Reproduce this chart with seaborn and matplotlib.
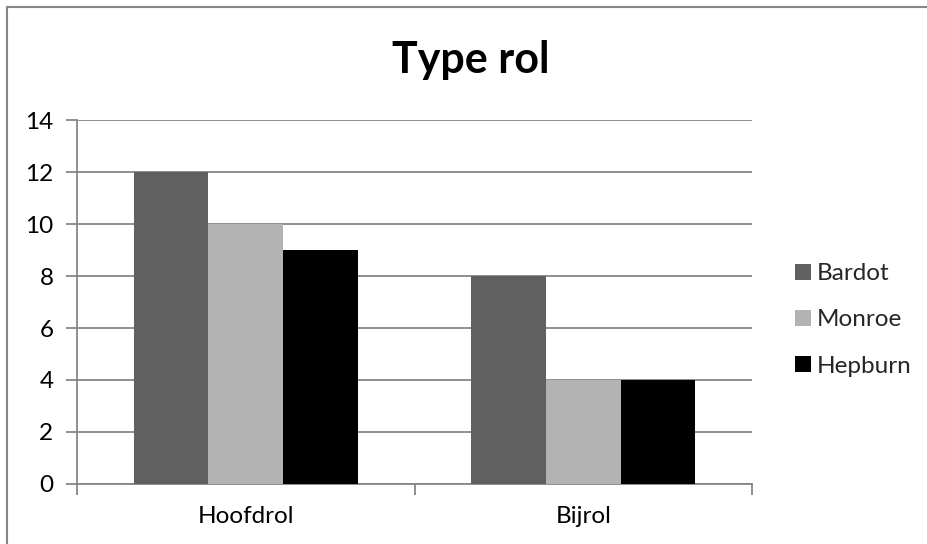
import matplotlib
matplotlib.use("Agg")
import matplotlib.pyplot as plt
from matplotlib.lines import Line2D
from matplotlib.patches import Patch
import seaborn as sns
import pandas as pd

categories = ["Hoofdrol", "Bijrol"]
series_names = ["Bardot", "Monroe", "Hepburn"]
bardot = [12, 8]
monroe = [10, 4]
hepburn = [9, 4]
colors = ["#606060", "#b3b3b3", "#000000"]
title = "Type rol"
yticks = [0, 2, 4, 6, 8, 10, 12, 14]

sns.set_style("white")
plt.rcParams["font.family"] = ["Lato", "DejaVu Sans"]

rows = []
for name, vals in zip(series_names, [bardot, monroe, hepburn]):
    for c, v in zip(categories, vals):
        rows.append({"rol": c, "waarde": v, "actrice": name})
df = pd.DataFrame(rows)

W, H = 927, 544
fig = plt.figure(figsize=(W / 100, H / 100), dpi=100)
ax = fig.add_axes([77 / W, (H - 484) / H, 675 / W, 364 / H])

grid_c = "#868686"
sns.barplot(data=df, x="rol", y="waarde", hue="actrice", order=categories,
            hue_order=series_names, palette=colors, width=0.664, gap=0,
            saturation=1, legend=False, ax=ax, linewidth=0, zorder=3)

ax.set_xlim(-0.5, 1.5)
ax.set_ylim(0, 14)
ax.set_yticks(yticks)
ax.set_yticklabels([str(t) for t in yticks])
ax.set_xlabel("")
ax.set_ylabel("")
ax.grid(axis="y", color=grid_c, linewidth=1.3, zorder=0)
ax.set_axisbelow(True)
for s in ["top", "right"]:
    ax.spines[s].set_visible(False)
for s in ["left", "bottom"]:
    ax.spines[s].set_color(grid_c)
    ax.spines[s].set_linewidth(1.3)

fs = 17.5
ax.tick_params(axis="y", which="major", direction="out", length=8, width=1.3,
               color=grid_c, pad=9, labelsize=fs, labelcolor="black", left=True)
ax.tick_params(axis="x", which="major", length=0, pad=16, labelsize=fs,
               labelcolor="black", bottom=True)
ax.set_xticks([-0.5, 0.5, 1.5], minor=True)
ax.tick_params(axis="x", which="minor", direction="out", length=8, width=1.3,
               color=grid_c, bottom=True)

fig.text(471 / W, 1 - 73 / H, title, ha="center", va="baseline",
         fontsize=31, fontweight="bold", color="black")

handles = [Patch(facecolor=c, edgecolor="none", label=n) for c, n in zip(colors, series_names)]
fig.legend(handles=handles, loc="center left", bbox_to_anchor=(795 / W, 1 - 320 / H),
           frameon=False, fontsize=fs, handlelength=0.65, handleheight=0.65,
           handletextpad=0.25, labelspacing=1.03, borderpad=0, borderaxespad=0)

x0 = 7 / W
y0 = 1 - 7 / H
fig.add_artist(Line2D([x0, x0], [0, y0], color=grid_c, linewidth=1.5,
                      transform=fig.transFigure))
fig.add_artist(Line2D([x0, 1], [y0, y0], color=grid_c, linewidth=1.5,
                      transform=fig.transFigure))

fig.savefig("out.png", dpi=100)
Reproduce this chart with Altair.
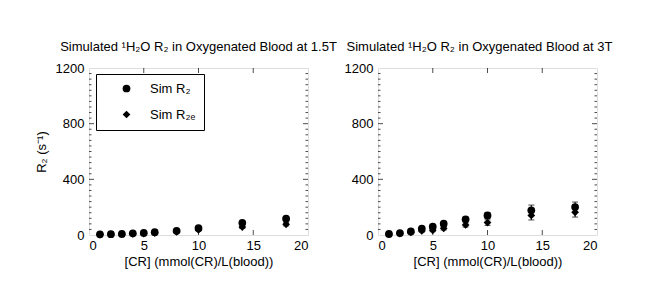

### What is asked:
Exclude the pictures, and transcribe all of the material exactly.

### Task output:
Reproduce this chart with seaborn and matplotlib.
import matplotlib
matplotlib.use("Agg")
import matplotlib.pyplot as plt
from matplotlib.lines import Line2D
from matplotlib.patches import Patch
import seaborn as sns
import pandas as pd

categories = ["Hoofdrol", "Bijrol"]
series_names = ["Bardot", "Monroe", "Hepburn"]
bardot = [12, 8]
monroe = [10, 4]
hepburn = [9, 4]
colors = ["#606060", "#b3b3b3", "#000000"]
title = "Type rol"
yticks = [0, 2, 4, 6, 8, 10, 12, 14]

sns.set_style("white")
plt.rcParams["font.family"] = ["Lato", "DejaVu Sans"]

rows = []
for name, vals in zip(series_names, [bardot, monroe, hepburn]):
    for c, v in zip(categories, vals):
        rows.append({"rol": c, "waarde": v, "actrice": name})
df = pd.DataFrame(rows)

W, H = 927, 544
fig = plt.figure(figsize=(W / 100, H / 100), dpi=100)
ax = fig.add_axes([77 / W, (H - 484) / H, 675 / W, 364 / H])

grid_c = "#868686"
sns.barplot(data=df, x="rol", y="waarde", hue="actrice", order=categories,
            hue_order=series_names, palette=colors, width=0.664, gap=0,
            saturation=1, legend=False, ax=ax, linewidth=0, zorder=3)

ax.set_xlim(-0.5, 1.5)
ax.set_ylim(0, 14)
ax.set_yticks(yticks)
ax.set_yticklabels([str(t) for t in yticks])
ax.set_xlabel("")
ax.set_ylabel("")
ax.grid(axis="y", color=grid_c, linewidth=1.3, zorder=0)
ax.set_axisbelow(True)
for s in ["top", "right"]:
    ax.spines[s].set_visible(False)
for s in ["left", "bottom"]:
    ax.spines[s].set_color(grid_c)
    ax.spines[s].set_linewidth(1.3)

fs = 17.5
ax.tick_params(axis="y", which="major", direction="out", length=8, width=1.3,
               color=grid_c, pad=9, labelsize=fs, labelcolor="black", left=True)
ax.tick_params(axis="x", which="major", length=0, pad=16, labelsize=fs,
               labelcolor="black", bottom=True)
ax.set_xticks([-0.5, 0.5, 1.5], minor=True)
ax.tick_params(axis="x", which="minor", direction="out", length=8, width=1.3,
               color=grid_c, bottom=True)

fig.text(471 / W, 1 - 73 / H, title, ha="center", va="baseline",
         fontsize=31, fontweight="bold", color="black")

handles = [Patch(facecolor=c, edgecolor="none", label=n) for c, n in zip(colors, series_names)]
fig.legend(handles=handles, loc="center left", bbox_to_anchor=(795 / W, 1 - 320 / H),
           frameon=False, fontsize=fs, handlelength=0.65, handleheight=0.65,
           handletextpad=0.25, labelspacing=1.03, borderpad=0, borderaxespad=0)

x0 = 7 / W
y0 = 1 - 7 / H
fig.add_artist(Line2D([x0, x0], [0, y0], color=grid_c, linewidth=1.5,
                      transform=fig.transFigure))
fig.add_artist(Line2D([x0, 1], [y0, y0], color=grid_c, linewidth=1.5,
                      transform=fig.transFigure))

fig.savefig("out.png", dpi=100)
Reproduce this chart with Altair.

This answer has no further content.